-- start of INFORMATION SUPPLIED --

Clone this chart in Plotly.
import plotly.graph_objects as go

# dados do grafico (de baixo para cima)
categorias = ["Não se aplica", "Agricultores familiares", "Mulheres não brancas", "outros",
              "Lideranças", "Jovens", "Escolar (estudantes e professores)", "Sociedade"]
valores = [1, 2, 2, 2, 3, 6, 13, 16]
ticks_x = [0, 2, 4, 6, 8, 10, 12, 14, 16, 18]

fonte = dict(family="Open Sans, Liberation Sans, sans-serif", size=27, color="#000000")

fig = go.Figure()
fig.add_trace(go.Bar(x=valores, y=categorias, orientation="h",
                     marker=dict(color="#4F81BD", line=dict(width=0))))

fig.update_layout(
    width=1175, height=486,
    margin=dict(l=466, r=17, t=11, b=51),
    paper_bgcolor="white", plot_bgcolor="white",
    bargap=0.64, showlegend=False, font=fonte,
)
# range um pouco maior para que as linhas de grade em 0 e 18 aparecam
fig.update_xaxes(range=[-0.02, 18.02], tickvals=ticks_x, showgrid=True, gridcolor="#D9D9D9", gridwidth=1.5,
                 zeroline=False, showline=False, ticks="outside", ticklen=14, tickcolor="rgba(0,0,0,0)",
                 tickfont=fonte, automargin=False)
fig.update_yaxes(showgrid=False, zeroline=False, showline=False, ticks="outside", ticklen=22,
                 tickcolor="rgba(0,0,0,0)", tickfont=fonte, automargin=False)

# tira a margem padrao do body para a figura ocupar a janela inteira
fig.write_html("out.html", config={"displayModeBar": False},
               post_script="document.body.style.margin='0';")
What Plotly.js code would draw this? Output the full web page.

-- end of INFORMATION SUPPLIED --

§ **TASK DETAILS**:
Look above and repeat, character for character, the lines from the first one to the line with "import plotly.graph_objects as go", counting both.

§ **TASK ANSWER**:
Clone this chart in Plotly.
import plotly.graph_objects as go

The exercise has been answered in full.